Legal technology adoption has been uneven, with readiness for tools varying by type and lawyer demographics. Practice area strongly influences technology choices because workflows and demands differ between transactional lawyers and litigators. The variation produces distinct adoption patterns for innovations, including AI. Survey data shows personal injury lawyers report 37% generative AI usage versus 31% overall, indicating faster uptake in that practice area. The dataset also covers workflow and financial management tools, office arrangements, remote work technology preferences, and productivity and profitability gains from online billing and payments. Despite individual use, firm-wide adoption may be uneven.
Technology adoption in the legal profession has always been a mixed bag. Historically, lawyers have been receptive to some innovations, like email, word processing, fax machines, and BlackBerrys, but have been slow to accept others, such as cloud computing, online payments, and video conferencing. It's not always easy to predict which tools will be viewed favorably, especially since factors including practice areas, geographic location, and even a lawyer's age can significantly impact perceptions about technology.

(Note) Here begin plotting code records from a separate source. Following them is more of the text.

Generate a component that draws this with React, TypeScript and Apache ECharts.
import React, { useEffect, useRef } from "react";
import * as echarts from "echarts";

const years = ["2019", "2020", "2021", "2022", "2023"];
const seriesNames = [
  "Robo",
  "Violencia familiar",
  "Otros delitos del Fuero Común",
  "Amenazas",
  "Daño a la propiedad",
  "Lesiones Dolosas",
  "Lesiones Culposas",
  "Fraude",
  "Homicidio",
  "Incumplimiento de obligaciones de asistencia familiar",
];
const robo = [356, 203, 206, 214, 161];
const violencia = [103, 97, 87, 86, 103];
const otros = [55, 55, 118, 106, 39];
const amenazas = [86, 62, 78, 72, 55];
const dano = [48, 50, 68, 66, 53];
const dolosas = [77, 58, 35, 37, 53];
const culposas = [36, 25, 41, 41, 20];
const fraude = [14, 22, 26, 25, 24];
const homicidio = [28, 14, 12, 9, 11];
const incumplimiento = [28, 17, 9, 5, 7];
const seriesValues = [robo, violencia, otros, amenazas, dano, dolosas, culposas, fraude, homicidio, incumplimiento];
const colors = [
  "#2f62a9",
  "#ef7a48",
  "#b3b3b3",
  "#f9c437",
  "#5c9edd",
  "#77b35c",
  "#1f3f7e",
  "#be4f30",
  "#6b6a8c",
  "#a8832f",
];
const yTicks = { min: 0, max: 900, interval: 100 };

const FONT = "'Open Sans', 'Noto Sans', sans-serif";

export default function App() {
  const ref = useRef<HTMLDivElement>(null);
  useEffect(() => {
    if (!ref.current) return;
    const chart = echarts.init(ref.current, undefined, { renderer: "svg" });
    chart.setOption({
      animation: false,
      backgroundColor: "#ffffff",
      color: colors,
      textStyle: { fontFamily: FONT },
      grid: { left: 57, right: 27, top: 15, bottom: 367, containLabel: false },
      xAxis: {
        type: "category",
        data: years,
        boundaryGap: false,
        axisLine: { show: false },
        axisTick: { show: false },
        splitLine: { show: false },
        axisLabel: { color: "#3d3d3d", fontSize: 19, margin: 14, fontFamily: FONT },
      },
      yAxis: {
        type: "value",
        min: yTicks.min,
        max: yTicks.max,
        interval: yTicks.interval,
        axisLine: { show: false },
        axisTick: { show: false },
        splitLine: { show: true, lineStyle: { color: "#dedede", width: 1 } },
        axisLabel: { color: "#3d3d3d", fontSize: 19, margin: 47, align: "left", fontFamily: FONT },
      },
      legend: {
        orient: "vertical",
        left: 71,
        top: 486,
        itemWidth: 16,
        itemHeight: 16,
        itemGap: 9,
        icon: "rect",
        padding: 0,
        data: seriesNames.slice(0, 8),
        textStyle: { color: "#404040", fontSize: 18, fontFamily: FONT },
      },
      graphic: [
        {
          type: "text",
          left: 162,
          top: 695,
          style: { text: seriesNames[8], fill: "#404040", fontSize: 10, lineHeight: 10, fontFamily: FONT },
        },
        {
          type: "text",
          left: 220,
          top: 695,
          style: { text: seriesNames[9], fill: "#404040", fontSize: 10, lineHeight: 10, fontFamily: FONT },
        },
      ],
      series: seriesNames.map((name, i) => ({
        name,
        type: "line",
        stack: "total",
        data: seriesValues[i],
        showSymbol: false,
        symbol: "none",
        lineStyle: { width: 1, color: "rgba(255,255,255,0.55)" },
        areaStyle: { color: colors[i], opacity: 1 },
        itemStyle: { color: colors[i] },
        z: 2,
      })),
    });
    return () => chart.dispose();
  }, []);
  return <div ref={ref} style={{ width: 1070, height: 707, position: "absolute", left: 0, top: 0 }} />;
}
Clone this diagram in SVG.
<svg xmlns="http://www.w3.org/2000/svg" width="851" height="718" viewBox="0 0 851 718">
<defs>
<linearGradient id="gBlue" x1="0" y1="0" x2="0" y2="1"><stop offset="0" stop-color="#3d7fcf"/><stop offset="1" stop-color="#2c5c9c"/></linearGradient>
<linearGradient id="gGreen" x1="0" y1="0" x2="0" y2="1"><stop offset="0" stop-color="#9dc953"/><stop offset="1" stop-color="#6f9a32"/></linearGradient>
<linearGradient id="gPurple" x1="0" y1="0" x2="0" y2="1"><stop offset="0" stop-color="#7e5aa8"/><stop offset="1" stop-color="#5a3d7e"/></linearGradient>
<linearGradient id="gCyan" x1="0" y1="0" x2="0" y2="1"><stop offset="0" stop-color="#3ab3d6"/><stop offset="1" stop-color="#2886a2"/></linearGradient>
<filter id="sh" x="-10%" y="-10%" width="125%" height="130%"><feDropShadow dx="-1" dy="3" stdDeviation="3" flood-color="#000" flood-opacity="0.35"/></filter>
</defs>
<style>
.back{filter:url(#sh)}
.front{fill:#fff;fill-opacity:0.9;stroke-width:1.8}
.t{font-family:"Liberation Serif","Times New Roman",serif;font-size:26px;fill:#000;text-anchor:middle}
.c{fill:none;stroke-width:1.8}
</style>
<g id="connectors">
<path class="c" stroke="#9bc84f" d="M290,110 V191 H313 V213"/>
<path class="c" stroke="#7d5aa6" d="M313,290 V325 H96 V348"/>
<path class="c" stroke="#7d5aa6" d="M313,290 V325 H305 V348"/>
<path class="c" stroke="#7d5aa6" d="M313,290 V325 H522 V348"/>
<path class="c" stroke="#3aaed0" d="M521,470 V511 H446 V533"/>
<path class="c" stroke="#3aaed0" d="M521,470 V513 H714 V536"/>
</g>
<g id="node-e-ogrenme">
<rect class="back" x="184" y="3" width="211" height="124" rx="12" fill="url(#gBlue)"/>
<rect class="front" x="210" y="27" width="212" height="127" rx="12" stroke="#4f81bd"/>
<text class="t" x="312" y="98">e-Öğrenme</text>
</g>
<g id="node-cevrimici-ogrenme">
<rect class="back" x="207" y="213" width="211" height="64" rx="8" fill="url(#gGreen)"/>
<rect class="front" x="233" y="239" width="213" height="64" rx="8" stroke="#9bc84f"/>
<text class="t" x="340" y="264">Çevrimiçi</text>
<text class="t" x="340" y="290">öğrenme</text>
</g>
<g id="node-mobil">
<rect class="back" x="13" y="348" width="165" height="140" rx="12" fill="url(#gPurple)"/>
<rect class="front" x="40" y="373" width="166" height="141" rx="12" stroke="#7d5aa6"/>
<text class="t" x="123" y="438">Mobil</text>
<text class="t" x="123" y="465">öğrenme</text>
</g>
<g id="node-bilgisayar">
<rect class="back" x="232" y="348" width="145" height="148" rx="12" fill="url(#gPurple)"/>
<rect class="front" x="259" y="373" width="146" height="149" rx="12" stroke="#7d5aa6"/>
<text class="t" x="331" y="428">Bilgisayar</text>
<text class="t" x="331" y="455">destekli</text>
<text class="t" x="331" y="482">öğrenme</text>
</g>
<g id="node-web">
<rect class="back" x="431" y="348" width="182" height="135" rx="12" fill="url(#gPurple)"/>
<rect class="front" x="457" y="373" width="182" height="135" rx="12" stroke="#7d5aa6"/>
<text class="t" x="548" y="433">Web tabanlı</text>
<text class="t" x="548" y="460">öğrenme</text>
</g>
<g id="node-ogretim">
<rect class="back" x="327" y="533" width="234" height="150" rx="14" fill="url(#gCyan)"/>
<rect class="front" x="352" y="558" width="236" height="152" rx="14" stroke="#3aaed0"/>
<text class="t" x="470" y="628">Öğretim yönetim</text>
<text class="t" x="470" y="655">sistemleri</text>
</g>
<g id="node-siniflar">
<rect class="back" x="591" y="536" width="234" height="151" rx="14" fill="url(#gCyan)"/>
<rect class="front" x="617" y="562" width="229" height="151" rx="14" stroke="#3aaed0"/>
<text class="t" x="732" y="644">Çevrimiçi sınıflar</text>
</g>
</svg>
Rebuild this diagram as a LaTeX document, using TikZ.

That's why I find practice-area-specific technology data so compelling, especially when it comes to artificial intelligence (AI) adoption. The distinct demands of each practice area shape the rhythm of daily work in a firm. A transactional lawyer's workflow looks nothing like that of a litigator, and the tools each relies on reflect those differences. The result is that technology adoption varies widely across practice areas, driven by the unique needs and pressures of the work itself.